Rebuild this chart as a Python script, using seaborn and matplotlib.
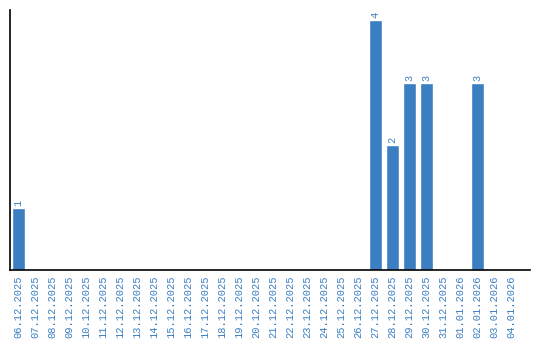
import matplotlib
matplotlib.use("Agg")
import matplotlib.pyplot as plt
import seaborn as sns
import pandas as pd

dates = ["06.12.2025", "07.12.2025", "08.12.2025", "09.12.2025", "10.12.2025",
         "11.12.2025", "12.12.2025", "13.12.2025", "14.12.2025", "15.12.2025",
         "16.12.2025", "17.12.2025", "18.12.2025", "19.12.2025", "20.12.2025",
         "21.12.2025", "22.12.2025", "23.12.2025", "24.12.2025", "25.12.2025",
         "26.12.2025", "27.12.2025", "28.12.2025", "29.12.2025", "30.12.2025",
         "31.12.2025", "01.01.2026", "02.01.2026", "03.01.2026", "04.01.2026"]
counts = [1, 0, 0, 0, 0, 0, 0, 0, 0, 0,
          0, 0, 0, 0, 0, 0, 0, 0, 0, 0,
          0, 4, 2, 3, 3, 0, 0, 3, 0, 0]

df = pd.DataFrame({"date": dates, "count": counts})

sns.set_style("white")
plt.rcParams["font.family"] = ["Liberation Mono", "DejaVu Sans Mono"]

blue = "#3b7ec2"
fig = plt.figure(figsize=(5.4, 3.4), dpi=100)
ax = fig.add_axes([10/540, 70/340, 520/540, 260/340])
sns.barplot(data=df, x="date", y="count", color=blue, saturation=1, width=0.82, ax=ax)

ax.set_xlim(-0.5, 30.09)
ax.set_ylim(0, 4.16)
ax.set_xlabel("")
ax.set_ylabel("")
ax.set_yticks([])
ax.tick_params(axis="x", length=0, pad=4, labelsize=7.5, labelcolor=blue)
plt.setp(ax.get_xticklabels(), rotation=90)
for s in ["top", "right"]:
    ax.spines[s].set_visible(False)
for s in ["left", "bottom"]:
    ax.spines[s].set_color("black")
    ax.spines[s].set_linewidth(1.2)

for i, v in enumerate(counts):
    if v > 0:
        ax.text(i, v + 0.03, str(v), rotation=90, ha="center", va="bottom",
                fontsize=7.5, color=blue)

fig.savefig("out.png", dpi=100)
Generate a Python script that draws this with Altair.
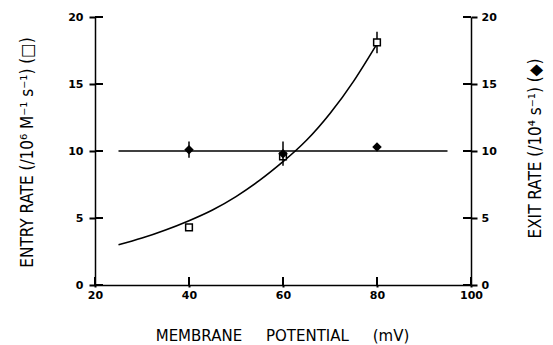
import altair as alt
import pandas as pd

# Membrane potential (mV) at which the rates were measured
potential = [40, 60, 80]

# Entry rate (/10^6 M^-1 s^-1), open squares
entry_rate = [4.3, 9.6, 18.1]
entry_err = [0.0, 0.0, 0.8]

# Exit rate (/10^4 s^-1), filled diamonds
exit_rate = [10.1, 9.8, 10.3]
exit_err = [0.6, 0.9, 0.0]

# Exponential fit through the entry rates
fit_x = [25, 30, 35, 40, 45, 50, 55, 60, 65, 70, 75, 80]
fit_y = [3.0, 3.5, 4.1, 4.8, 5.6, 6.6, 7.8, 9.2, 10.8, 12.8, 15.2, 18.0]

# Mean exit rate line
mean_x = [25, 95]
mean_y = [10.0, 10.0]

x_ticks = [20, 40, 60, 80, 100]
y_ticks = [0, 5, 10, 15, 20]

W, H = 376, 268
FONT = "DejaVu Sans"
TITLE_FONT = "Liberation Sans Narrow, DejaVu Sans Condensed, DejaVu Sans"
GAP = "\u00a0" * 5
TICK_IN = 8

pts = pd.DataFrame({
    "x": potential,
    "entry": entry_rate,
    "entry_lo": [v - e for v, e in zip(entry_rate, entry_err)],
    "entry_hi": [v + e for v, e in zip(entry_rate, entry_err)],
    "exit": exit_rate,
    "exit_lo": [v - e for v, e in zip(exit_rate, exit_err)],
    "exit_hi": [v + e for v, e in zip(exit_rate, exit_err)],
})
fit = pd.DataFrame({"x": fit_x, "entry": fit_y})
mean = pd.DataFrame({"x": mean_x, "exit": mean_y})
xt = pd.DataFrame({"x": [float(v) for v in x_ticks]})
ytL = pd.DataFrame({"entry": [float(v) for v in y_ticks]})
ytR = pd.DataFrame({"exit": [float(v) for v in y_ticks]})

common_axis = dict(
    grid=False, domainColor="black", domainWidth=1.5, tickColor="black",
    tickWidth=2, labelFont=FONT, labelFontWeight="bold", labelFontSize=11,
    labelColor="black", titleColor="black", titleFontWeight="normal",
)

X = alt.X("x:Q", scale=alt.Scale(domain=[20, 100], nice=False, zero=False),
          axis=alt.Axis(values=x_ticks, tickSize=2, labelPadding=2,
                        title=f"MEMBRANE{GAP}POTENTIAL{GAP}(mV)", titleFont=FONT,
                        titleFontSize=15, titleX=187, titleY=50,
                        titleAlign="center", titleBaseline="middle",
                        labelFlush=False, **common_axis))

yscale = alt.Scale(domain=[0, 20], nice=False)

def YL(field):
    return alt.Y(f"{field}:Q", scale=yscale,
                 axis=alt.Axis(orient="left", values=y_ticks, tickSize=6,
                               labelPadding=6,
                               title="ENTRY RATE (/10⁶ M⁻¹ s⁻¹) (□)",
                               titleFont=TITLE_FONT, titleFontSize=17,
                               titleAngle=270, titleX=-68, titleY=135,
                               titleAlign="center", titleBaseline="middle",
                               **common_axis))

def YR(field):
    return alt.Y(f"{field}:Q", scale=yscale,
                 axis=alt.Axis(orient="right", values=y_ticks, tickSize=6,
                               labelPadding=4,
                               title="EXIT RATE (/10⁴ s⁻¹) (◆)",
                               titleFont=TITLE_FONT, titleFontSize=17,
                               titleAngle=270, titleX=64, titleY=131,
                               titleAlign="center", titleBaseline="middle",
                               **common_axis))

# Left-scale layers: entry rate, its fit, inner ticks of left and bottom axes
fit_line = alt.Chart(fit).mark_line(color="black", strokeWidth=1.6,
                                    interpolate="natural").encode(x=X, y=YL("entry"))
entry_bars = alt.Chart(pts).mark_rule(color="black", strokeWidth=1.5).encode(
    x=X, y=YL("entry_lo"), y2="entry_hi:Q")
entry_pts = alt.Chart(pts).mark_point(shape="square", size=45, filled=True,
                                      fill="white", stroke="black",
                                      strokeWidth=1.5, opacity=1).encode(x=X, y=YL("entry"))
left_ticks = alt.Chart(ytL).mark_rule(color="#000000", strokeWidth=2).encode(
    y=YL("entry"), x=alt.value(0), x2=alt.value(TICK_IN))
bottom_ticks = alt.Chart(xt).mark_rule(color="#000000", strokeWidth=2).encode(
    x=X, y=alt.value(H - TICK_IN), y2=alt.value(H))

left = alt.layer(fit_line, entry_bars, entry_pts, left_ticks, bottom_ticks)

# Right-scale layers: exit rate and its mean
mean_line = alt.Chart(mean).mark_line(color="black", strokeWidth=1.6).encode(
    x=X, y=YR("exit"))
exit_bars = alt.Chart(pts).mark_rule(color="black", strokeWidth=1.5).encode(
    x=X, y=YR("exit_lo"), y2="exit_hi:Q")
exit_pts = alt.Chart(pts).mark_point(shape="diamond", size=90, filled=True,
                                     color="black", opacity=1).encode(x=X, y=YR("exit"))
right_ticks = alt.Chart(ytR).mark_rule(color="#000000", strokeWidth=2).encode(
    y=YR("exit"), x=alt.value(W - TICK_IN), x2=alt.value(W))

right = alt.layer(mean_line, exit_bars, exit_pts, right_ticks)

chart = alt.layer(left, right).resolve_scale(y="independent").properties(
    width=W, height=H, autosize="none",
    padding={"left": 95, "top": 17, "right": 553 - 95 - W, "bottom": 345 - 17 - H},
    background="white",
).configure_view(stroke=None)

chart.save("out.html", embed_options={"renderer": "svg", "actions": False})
+ + +
- **Directive**
Pick out the part that begins with the line containing "Generate a Python" and finishes with the line containing "TICK_IN = 8", both included. Restate it exactly, without images.

- **Answer to the problem**
Generate a Python script that draws this with Altair.
import altair as alt
import pandas as pd

# Membrane potential (mV) at which the rates were measured
potential = [40, 60, 80]

# Entry rate (/10^6 M^-1 s^-1), open squares
entry_rate = [4.3, 9.6, 18.1]
entry_err = [0.0, 0.0, 0.8]

# Exit rate (/10^4 s^-1), filled diamonds
exit_rate = [10.1, 9.8, 10.3]
exit_err = [0.6, 0.9, 0.0]

# Exponential fit through the entry rates
fit_x = [25, 30, 35, 40, 45, 50, 55, 60, 65, 70, 75, 80]
fit_y = [3.0, 3.5, 4.1, 4.8, 5.6, 6.6, 7.8, 9.2, 10.8, 12.8, 15.2, 18.0]

# Mean exit rate line
mean_x = [25, 95]
mean_y = [10.0, 10.0]

x_ticks = [20, 40, 60, 80, 100]
y_ticks = [0, 5, 10, 15, 20]

W, H = 376, 268
FONT = "DejaVu Sans"
TITLE_FONT = "Liberation Sans Narrow, DejaVu Sans Condensed, DejaVu Sans"
GAP = "\u00a0" * 5
TICK_IN = 8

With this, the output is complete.